Derrick Haynes approached the microphone when a young child asked why so many people carry guns on the street.
“They carry guns because they are afraid,” he said, shaking the child’s hand on the way back to his seat.
An NYPD detective whose identity is being withheld by the Chronicle acknowledged that is true, and that it will take peer pressure from both young and old to change the mentality.
“We have to convince young people that guns are not a symbol of status or a symbol of power,” he said. “When more people stop carrying guns, suddenly it won’t be cool.
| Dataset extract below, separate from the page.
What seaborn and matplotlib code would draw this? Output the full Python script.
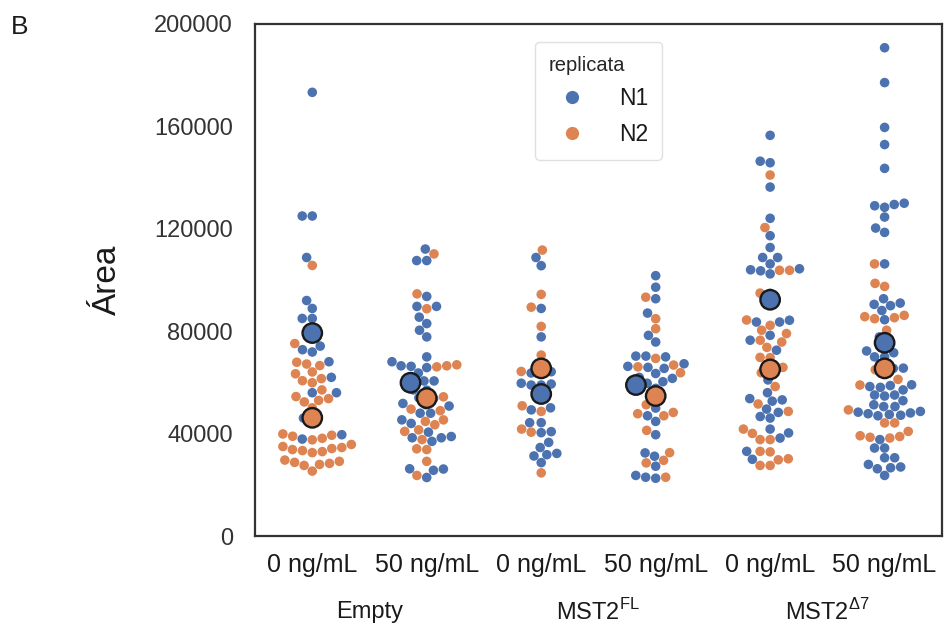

They won’t be the big men anymore.”
O’Connor said often community cooperation is the only way to build a case, and said that in many cases, the NYPD’s 1 (800) 577-TIPS (8477) hotline can be used anonymously and give the police a place to start, a direction to head in.
“You are given a number,” he said. “You don’t have to leave your name. It hasn’t changed in about 30 years.”
Mariela Palomino Herring, chief of the District Attorney’s Gang Violence and Hate Crimes Bureau, said sometimes they just are going to have to put witnesses on the stand.
“Don’t come to us first — go to someone you trust,” she said. “It will take a year to get to a trial, and a lot can happen in a year where you might not have to testify. It somebody sees five people ready to testify against him, he’ll take a plea. But we need witnesses to make a case. You have to give us a fighting chance.”